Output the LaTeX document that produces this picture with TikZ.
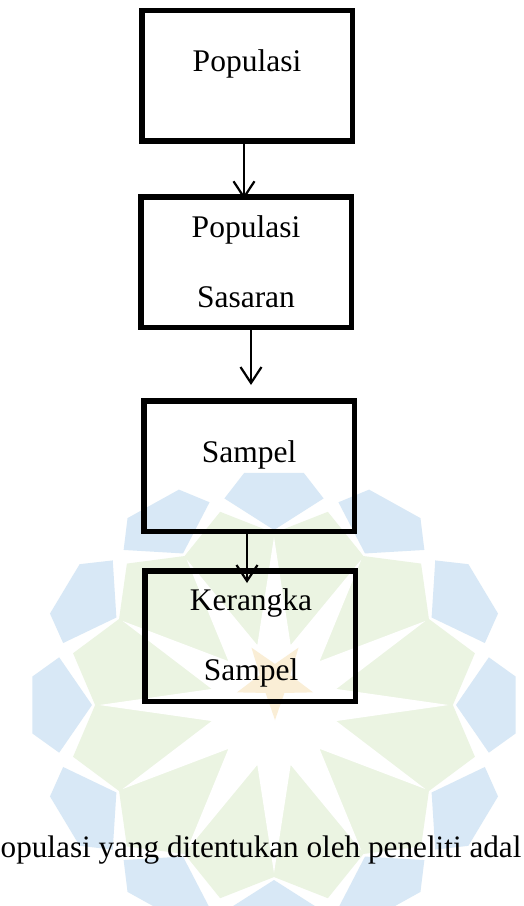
\documentclass[tikz,border=0pt]{standalone}
\usepackage{fontspec}
\setmainfont{Liberation Serif}
\usetikzlibrary{arrows.meta}
\definecolor{wmblue}{RGB}{216,232,246}
\definecolor{wmgreen}{RGB}{235,244,226}
\definecolor{wmorange}{RGB}{250,238,214}
\begin{document}
\begin{tikzpicture}[x=1pt,y=-1pt,
  box/.style={draw=black,line width=5.5pt,inner sep=0pt,outer sep=0pt,
    minimum width=210.5pt,minimum height=130.5pt},
  lbl/.style={font=\fontsize{31.5}{37}\selectfont,inner sep=0pt,anchor=base},
  arr/.style={line width=2.2pt,-{Straight Barb[length=16pt,width=21pt]}}]
\useasboundingbox (0,0) rectangle (523,906);
\fill[white] (0,0) rectangle (523,906);
% watermark
\begin{scope}[shift={(274,705)},xscale=1.04]
  \fill[wmgreen] (0:172) \foreach \a in {0,30,...,330}{ -- ({\a+15}:200) -- ({\a+30}:172) } -- cycle;
  \fill[white] (0:168) \foreach \a in {0,30,...,330}{ -- ({\a+15}:62) -- ({\a+30}:168) } -- cycle;
  \foreach \a in {0,30,...,330}{
    \fill[wmblue] ({\a-7}:234) -- ({\a+7}:234) -- ({\a+13}:212) -- (\a:175) -- ({\a-13}:212) -- cycle;
  }
\end{scope}
\begin{scope}[shift={(275,680)}]
  \fill[wmorange] (90:40) \foreach \a in {90,162,234,306,378}{ -- ({\a+36}:16) -- ({\a+72}:40) } -- cycle;
\end{scope}
% boxes
\node[box] (b1) at (247,75.5) {};
\node[box] (b2) at (246,262) {};
\node[box] (b3) at (249,466) {};
\node[box] (b4) at (250,636) {};
% labels
\node[lbl] (t1) at (247,71) {Populasi};
\node[lbl] (t2a) at (246,237) {Populasi};
\node[lbl] (t2b) at (246,307) {Sasaran};
\node[lbl] (t3) at (249,462) {Sampel};
\node[lbl] (t4a) at (251,610) {Kerangka};
\node[lbl] (t4b) at (251,680) {Sampel};
% connectors
\coordinate (e2) at (251,385);
\coordinate (e3) at (247,583);
\draw[arr] ([xshift=-3pt]b1.south) -- ([xshift=-2pt,yshift=-2.5pt]b2.north);
\draw[arr] ([xshift=5pt]b2.south) -- (e2);
\draw[arr] ([xshift=-2pt]b3.south) -- (e3);
% bottom text
\node[font=\fontsize{31.2}{37}\selectfont,inner sep=0pt,anchor=base west] (bt) at (0.5,857) {opulasi yang ditentukan oleh peneliti adal};
\end{tikzpicture}
\end{document}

========================================================================

● **Task**: Extract all the data above exactly, excluding every picture.

● **Solved exercise**:
Output the LaTeX document that produces this picture with TikZ.
\documentclass[tikz,border=0pt]{standalone}
\usepackage{fontspec}
\setmainfont{Liberation Serif}
\usetikzlibrary{arrows.meta}
\definecolor{wmblue}{RGB}{216,232,246}
\definecolor{wmgreen}{RGB}{235,244,226}
\definecolor{wmorange}{RGB}{250,238,214}
\begin{document}
\begin{tikzpicture}[x=1pt,y=-1pt,
  box/.style={draw=black,line width=5.5pt,inner sep=0pt,outer sep=0pt,
    minimum width=210.5pt,minimum height=130.5pt},
  lbl/.style={font=\fontsize{31.5}{37}\selectfont,inner sep=0pt,anchor=base},
  arr/.style={line width=2.2pt,-{Straight Barb[length=16pt,width=21pt]}}]
\useasboundingbox (0,0) rectangle (523,906);
\fill[white] (0,0) rectangle (523,906);
% watermark
\begin{scope}[shift={(274,705)},xscale=1.04]
  \fill[wmgreen] (0:172) \foreach \a in {0,30,...,330}{ -- ({\a+15}:200) -- ({\a+30}:172) } -- cycle;
  \fill[white] (0:168) \foreach \a in {0,30,...,330}{ -- ({\a+15}:62) -- ({\a+30}:168) } -- cycle;
  \foreach \a in {0,30,...,330}{
    \fill[wmblue] ({\a-7}:234) -- ({\a+7}:234) -- ({\a+13}:212) -- (\a:175) -- ({\a-13}:212) -- cycle;
  }
\end{scope}
\begin{scope}[shift={(275,680)}]
  \fill[wmorange] (90:40) \foreach \a in {90,162,234,306,378}{ -- ({\a+36}:16) -- ({\a+72}:40) } -- cycle;
\end{scope}
% boxes
\node[box] (b1) at (247,75.5) {};
\node[box] (b2) at (246,262) {};
\node[box] (b3) at (249,466) {};
\node[box] (b4) at (250,636) {};
% labels
\node[lbl] (t1) at (247,71) {Populasi};
\node[lbl] (t2a) at (246,237) {Populasi};
\node[lbl] (t2b) at (246,307) {Sasaran};
\node[lbl] (t3) at (249,462) {Sampel};
\node[lbl] (t4a) at (251,610) {Kerangka};
\node[lbl] (t4b) at (251,680) {Sampel};
% connectors
\coordinate (e2) at (251,385);
\coordinate (e3) at (247,583);
\draw[arr] ([xshift=-3pt]b1.south) -- ([xshift=-2pt,yshift=-2.5pt]b2.north);
\draw[arr] ([xshift=5pt]b2.south) -- (e2);
\draw[arr] ([xshift=-2pt]b3.south) -- (e3);
% bottom text
\node[font=\fontsize{31.2}{37}\selectfont,inner sep=0pt,anchor=base west] (bt) at (0.5,857) {opulasi yang ditentukan oleh peneliti adal};
\end{tikzpicture}
\end{document}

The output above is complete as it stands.